## DIRECTION
Write the material out again in full, word for word. Do not include the pictures.

━━━━━━━━━━

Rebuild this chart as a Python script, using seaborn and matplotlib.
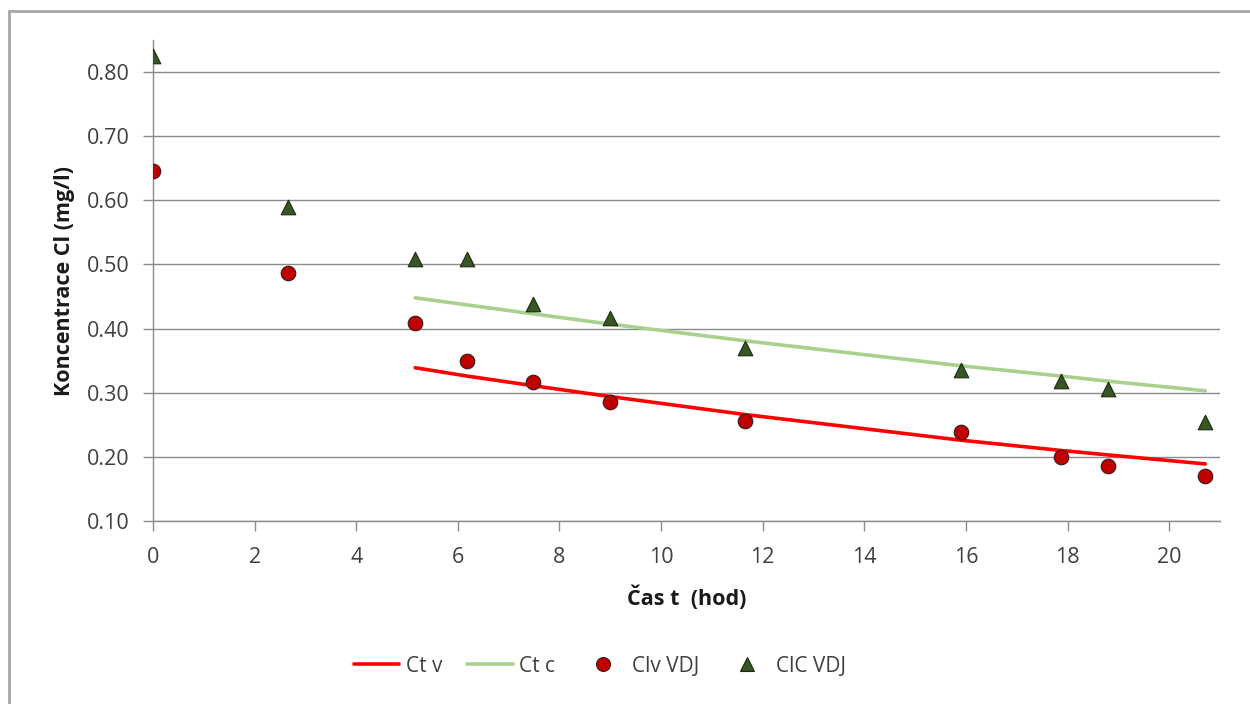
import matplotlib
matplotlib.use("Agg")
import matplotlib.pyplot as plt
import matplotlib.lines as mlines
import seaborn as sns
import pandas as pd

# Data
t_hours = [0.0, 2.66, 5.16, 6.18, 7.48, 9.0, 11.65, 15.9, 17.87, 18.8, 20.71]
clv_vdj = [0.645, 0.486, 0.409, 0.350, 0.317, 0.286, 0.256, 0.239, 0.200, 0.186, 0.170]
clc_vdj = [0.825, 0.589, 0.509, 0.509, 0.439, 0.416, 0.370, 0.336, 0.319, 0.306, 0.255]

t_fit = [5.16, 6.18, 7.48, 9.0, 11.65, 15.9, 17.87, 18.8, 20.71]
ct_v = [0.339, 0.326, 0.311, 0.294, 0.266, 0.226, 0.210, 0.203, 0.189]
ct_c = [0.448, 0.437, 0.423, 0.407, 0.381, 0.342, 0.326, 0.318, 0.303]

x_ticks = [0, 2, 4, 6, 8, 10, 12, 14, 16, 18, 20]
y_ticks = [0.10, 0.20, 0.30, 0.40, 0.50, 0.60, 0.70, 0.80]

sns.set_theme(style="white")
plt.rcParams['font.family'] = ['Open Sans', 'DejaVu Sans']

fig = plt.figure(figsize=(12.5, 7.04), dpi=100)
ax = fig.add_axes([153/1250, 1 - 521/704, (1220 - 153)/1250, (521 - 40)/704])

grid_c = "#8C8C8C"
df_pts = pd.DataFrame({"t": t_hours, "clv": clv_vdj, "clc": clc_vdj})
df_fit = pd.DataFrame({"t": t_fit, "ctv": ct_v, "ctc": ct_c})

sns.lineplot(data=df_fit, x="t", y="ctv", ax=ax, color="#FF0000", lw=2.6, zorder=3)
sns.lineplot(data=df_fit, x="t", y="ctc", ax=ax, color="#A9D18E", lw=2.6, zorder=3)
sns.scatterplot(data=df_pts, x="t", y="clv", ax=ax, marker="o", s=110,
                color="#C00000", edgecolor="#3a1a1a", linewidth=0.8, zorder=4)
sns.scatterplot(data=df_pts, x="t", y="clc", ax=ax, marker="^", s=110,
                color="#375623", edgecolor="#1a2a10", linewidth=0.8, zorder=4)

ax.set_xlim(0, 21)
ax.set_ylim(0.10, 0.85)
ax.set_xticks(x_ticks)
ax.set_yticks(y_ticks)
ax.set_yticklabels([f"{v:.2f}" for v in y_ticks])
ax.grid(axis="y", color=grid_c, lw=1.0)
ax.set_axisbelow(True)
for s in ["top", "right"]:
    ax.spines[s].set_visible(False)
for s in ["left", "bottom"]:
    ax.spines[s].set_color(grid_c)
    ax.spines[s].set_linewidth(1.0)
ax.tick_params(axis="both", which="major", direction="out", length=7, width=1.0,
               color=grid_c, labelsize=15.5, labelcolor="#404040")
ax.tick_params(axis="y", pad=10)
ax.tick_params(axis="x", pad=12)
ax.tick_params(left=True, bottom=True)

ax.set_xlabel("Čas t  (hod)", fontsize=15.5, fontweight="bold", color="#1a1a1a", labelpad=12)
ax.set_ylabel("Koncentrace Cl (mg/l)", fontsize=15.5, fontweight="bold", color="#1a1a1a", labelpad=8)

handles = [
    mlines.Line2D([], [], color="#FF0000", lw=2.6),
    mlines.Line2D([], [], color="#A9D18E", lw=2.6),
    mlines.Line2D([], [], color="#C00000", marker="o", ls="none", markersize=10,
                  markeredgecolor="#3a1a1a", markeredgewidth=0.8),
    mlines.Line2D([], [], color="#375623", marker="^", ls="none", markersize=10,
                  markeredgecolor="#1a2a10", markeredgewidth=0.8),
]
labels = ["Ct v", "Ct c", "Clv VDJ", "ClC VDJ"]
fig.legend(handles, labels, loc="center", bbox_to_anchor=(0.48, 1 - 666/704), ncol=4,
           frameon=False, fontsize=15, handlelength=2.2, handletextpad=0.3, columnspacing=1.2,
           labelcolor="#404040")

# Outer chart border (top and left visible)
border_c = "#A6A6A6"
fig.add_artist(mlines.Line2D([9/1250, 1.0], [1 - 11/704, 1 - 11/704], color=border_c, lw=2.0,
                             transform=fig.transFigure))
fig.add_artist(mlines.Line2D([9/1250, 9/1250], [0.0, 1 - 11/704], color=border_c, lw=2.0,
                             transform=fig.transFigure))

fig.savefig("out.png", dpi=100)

━━━━━━━━━━

## REPLY
Rebuild this chart as a Python script, using seaborn and matplotlib.
import matplotlib
matplotlib.use("Agg")
import matplotlib.pyplot as plt
import matplotlib.lines as mlines
import seaborn as sns
import pandas as pd

# Data
t_hours = [0.0, 2.66, 5.16, 6.18, 7.48, 9.0, 11.65, 15.9, 17.87, 18.8, 20.71]
clv_vdj = [0.645, 0.486, 0.409, 0.350, 0.317, 0.286, 0.256, 0.239, 0.200, 0.186, 0.170]
clc_vdj = [0.825, 0.589, 0.509, 0.509, 0.439, 0.416, 0.370, 0.336, 0.319, 0.306, 0.255]

t_fit = [5.16, 6.18, 7.48, 9.0, 11.65, 15.9, 17.87, 18.8, 20.71]
ct_v = [0.339, 0.326, 0.311, 0.294, 0.266, 0.226, 0.210, 0.203, 0.189]
ct_c = [0.448, 0.437, 0.423, 0.407, 0.381, 0.342, 0.326, 0.318, 0.303]

x_ticks = [0, 2, 4, 6, 8, 10, 12, 14, 16, 18, 20]
y_ticks = [0.10, 0.20, 0.30, 0.40, 0.50, 0.60, 0.70, 0.80]

sns.set_theme(style="white")
plt.rcParams['font.family'] = ['Open Sans', 'DejaVu Sans']

fig = plt.figure(figsize=(12.5, 7.04), dpi=100)
ax = fig.add_axes([153/1250, 1 - 521/704, (1220 - 153)/1250, (521 - 40)/704])

grid_c = "#8C8C8C"
df_pts = pd.DataFrame({"t": t_hours, "clv": clv_vdj, "clc": clc_vdj})
df_fit = pd.DataFrame({"t": t_fit, "ctv": ct_v, "ctc": ct_c})

sns.lineplot(data=df_fit, x="t", y="ctv", ax=ax, color="#FF0000", lw=2.6, zorder=3)
sns.lineplot(data=df_fit, x="t", y="ctc", ax=ax, color="#A9D18E", lw=2.6, zorder=3)
sns.scatterplot(data=df_pts, x="t", y="clv", ax=ax, marker="o", s=110,
                color="#C00000", edgecolor="#3a1a1a", linewidth=0.8, zorder=4)
sns.scatterplot(data=df_pts, x="t", y="clc", ax=ax, marker="^", s=110,
                color="#375623", edgecolor="#1a2a10", linewidth=0.8, zorder=4)

ax.set_xlim(0, 21)
ax.set_ylim(0.10, 0.85)
ax.set_xticks(x_ticks)
ax.set_yticks(y_ticks)
ax.set_yticklabels([f"{v:.2f}" for v in y_ticks])
ax.grid(axis="y", color=grid_c, lw=1.0)
ax.set_axisbelow(True)
for s in ["top", "right"]:
    ax.spines[s].set_visible(False)
for s in ["left", "bottom"]:
    ax.spines[s].set_color(grid_c)
    ax.spines[s].set_linewidth(1.0)
ax.tick_params(axis="both", which="major", direction="out", length=7, width=1.0,
               color=grid_c, labelsize=15.5, labelcolor="#404040")
ax.tick_params(axis="y", pad=10)
ax.tick_params(axis="x", pad=12)
ax.tick_params(left=True, bottom=True)

ax.set_xlabel("Čas t  (hod)", fontsize=15.5, fontweight="bold", color="#1a1a1a", labelpad=12)
ax.set_ylabel("Koncentrace Cl (mg/l)", fontsize=15.5, fontweight="bold", color="#1a1a1a", labelpad=8)

handles = [
    mlines.Line2D([], [], color="#FF0000", lw=2.6),
    mlines.Line2D([], [], color="#A9D18E", lw=2.6),
    mlines.Line2D([], [], color="#C00000", marker="o", ls="none", markersize=10,
                  markeredgecolor="#3a1a1a", markeredgewidth=0.8),
    mlines.Line2D([], [], color="#375623", marker="^", ls="none", markersize=10,
                  markeredgecolor="#1a2a10", markeredgewidth=0.8),
]
labels = ["Ct v", "Ct c", "Clv VDJ", "ClC VDJ"]
fig.legend(handles, labels, loc="center", bbox_to_anchor=(0.48, 1 - 666/704), ncol=4,
           frameon=False, fontsize=15, handlelength=2.2, handletextpad=0.3, columnspacing=1.2,
           labelcolor="#404040")

# Outer chart border (top and left visible)
border_c = "#A6A6A6"
fig.add_artist(mlines.Line2D([9/1250, 1.0], [1 - 11/704, 1 - 11/704], color=border_c, lw=2.0,
                             transform=fig.transFigure))
fig.add_artist(mlines.Line2D([9/1250, 9/1250], [0.0, 1 - 11/704], color=border_c, lw=2.0,
                             transform=fig.transFigure))

fig.savefig("out.png", dpi=100)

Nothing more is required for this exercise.